Germany’s economy expanded by 0.6% in 2019, marking the tenth year of growth in a row, according to the latest figures released by the Federal Statistics Office (Destatis) on Wednesday.
Despite a decade of economic growth, the growth rate last year is the weakest rate of growth since 2013.
The German economy slowed amid heightened global trade tensions and weak export growth — in price-adjusted terms, German exports of goods and services rose 0.9% on 2018.
According to Destatis, industrial production, excluding construction, dropped by 0.5%.
Growth last year was mainly driven by consumption expenditure. Household final consumption expenditure increased by a price-adjusted 1.6% on the previous year, while government final consumption expenditure by 2.5%.
“This means that the German economy grew for the tenth year in a row. This is the longest growth period since German reunification (in 1990),” statistics official Albert Braakmann was quoted by Reuters as saying.

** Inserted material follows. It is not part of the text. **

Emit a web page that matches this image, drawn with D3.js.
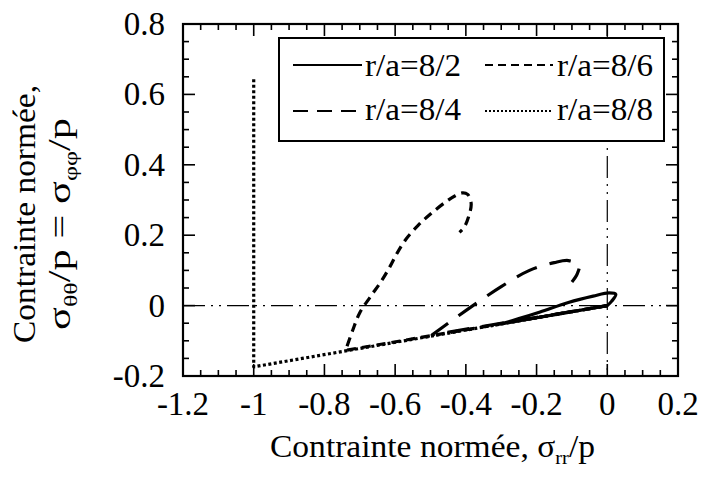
<!DOCTYPE html>
<html><head><meta charset="utf-8">
<script src="https://cdn.jsdelivr.net/npm/d3@7"></script>
</head>
<body style="margin:0;padding:0;background:#fff">
<script>
// ---- data ----
const xTicks = [-1.2, -1, -0.8, -0.6, -0.4, -0.2, 0, 0.2];
const yTicks = [-0.2, 0, 0.2, 0.4, 0.6, 0.8];
const xTickLabels = ["-1.2", "-1", "-0.8", "-0.6", "-0.4", "-0.2", "0", "0.2"];
const yTickLabels = ["-0.2", "0", "0.2", "0.4", "0.6", "0.8"];
const seriesNames = ["r/a=8/2", "r/a=8/4", "r/a=8/6", "r/a=8/8"];

const s82 = [[0,0],[-0.30,-0.052],[-0.25,-0.037],[-0.19,-0.018],[-0.11,0.009],[-0.04,0.027],[0.005,0.036],[0.024,0.032],[0.012,0.012],[0,0]];
const s84 = [[0,0],[-0.495,-0.083],[-0.45,-0.05],[-0.38,0.0],[-0.30,0.054],[-0.22,0.10],[-0.15,0.122],[-0.11,0.128],[-0.08,0.115],[-0.085,0.09],[-0.10,0.067]];
const s86 = [[0,0],[-0.74,-0.127],[-0.72,-0.07],[-0.70,-0.02],[-0.67,0.025],[-0.64,0.068],[-0.615,0.11],[-0.595,0.148],[-0.57,0.188],[-0.535,0.228],[-0.50,0.26],[-0.455,0.296],[-0.43,0.312],[-0.41,0.32],[-0.395,0.316],[-0.385,0.29],[-0.393,0.25],[-0.405,0.222],[-0.418,0.208]];
const s88 = [[0,0],[-1,-0.174],[-1,0.65]];

// ---- layout ----
const W = 702, H = 478;
const L = 183, T = 24, R = 678, B = 376;
const FONT = "Liberation Serif";
const svg = d3.select("body").append("svg").attr("width", W).attr("height", H);
const x = d3.scaleLinear().domain([-1.2, 0.2]).range([L, R]);
const y = d3.scaleLinear().domain([-0.2, 0.8]).range([B, T]);

function txt(sel, size) {
  return sel.append("text").attr("font-family", FONT).attr("font-size", size)
    .style("font-family", "'Liberation Serif'");
}

const minorX = d3.range(-1.2, 0.2001, 0.05).map(v => +v.toFixed(2));
const minorY = d3.range(-0.2, 0.8001, 0.05).map(v => +v.toFixed(2));

// reference lines
const refDash = "22,6,2,6,2,6";
svg.append("line").attr("x1", x(-1.2)).attr("x2", x(0.2)).attr("y1", y(0)).attr("y2", y(0))
  .attr("stroke", "#000").attr("stroke-width", 1.2).attr("stroke-dasharray", refDash);
svg.append("line").attr("x1", x(0)).attr("x2", x(0)).attr("y1", y(0.8)).attr("y2", y(-0.2))
  .attr("stroke", "#000").attr("stroke-width", 1.2).attr("stroke-dasharray", refDash);

// data lines: straight loading segment, then smooth loop
const smooth = d3.line().x(d => x(d[0])).y(d => y(d[1])).curve(d3.curveCatmullRom.alpha(0.5));
const straight = d3.line().x(d => x(d[0])).y(d => y(d[1]));
function pathOf(data, curved) {
  if (!curved) return straight(data);
  const head = straight(data.slice(0, 2));
  const tail = smooth(data.slice(1)).replace(/^M[^A-Za-z]*/, "");
  return head + tail;
}
const styles = [
  {data: s82, dash: null, curved: true},
  {data: s84, dash: "22,13", curved: true},
  {data: s86, dash: "9,6", curved: true},
  {data: s88, dash: "3,2.5", curved: false}
];
styles.forEach(s => {
  svg.append("path").attr("d", pathOf(s.data, s.curved)).attr("fill", "none")
    .attr("stroke", "#000").attr("stroke-width", 3.2)
    .attr("stroke-linejoin", "round")
    .attr("stroke-dasharray", s.dash);
});

// frame ticks
const tg = svg.append("g").attr("stroke", "#000").attr("stroke-width", 1.6);
minorX.forEach(v => {
  const major = xTicks.some(t => Math.abs(t - v) < 1e-6);
  const len = major ? 12 : 6;
  tg.append("line").attr("x1", x(v)).attr("x2", x(v)).attr("y1", B).attr("y2", B - len);
  tg.append("line").attr("x1", x(v)).attr("x2", x(v)).attr("y1", T).attr("y2", T + len);
});
minorY.forEach(v => {
  const major = yTicks.some(t => Math.abs(t - v) < 1e-6);
  const len = major ? 12 : 6;
  tg.append("line").attr("y1", y(v)).attr("y2", y(v)).attr("x1", L).attr("x2", L + len);
  tg.append("line").attr("y1", y(v)).attr("y2", y(v)).attr("x1", R).attr("x2", R - len);
});
svg.append("rect").attr("x", L).attr("y", T).attr("width", R - L).attr("height", B - T)
  .attr("fill", "none").attr("stroke", "#000").attr("stroke-width", 2.2);

// tick labels
xTicks.forEach((v, i) => {
  txt(svg, 33).attr("x", x(v)).attr("y", 415).attr("text-anchor", "middle").text(xTickLabels[i]);
});
yTicks.forEach((v, i) => {
  txt(svg, 33).attr("x", 165).attr("y", y(v) + 11).attr("text-anchor", "end").text(yTickLabels[i]);
});

// legend
const lg = svg.append("g");
lg.append("rect").attr("x", 279).attr("y", 38).attr("width", 385).attr("height", 103)
  .attr("fill", "#fff").attr("stroke", "#000").attr("stroke-width", 2);
const legPos = [
  {lx1: 293, lx2: 362, tx: 365, ly: 65, ty: 76, dash: null},
  {lx1: 293, lx2: 362, tx: 365, ly: 111, ty: 120, dash: "15,9"},
  {lx1: 485, lx2: 553, tx: 557, ly: 65, ty: 76, dash: "8,5"},
  {lx1: 485, lx2: 553, tx: 557, ly: 111, ty: 120, dash: "2,2"}
];
legPos.forEach((p, i) => {
  lg.append("line").attr("x1", p.lx1).attr("x2", p.lx2).attr("y1", p.ly).attr("y2", p.ly)
    .attr("stroke", "#000").attr("stroke-width", 2).attr("stroke-dasharray", p.dash);
  txt(lg, 32).attr("x", p.tx).attr("y", p.ty)
    .attr("textLength", 96).attr("lengthAdjust", "spacingAndGlyphs").text(seriesNames[i]);
});

// axis titles
const xt = txt(svg, 31).attr("x", 270).attr("y", 457)
  .attr("textLength", 325).attr("lengthAdjust", "spacingAndGlyphs");
xt.append("tspan").text("Contrainte normée, σ");
xt.append("tspan").attr("font-size", 19).attr("dy", 7).text("rr");
xt.append("tspan").attr("dy", -7).text("/p");

txt(svg, 31).attr("transform", "translate(35,343) rotate(-90)")
  .attr("textLength", 258).attr("lengthAdjust", "spacingAndGlyphs").text("Contrainte normée,");
const yt2 = txt(svg, 31).attr("transform", "translate(70,330) rotate(-90)")
  .attr("textLength", 212).attr("lengthAdjust", "spacingAndGlyphs");
yt2.append("tspan").text("σ");
yt2.append("tspan").attr("font-size", 19).attr("dy", 7).text("θθ");
yt2.append("tspan").attr("dy", -7).text("/p = σ");
yt2.append("tspan").attr("font-size", 19).attr("dy", 7).text("φφ");
yt2.append("tspan").attr("dy", -7).text("/p");
</script>
</body></html>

“Without the domestic demand — this means private consumption, state spending and construction — the German economy would have entered a recession,” Scheuerle added.
ING bank economist Carsten Brzeski was quoted by news agency AFP: “Short-term stimulus is still not really needed”
“Instead, the surplus should be used to step up investment efforts in the well-known sectors: digitalization, infrastructure and education,” he added.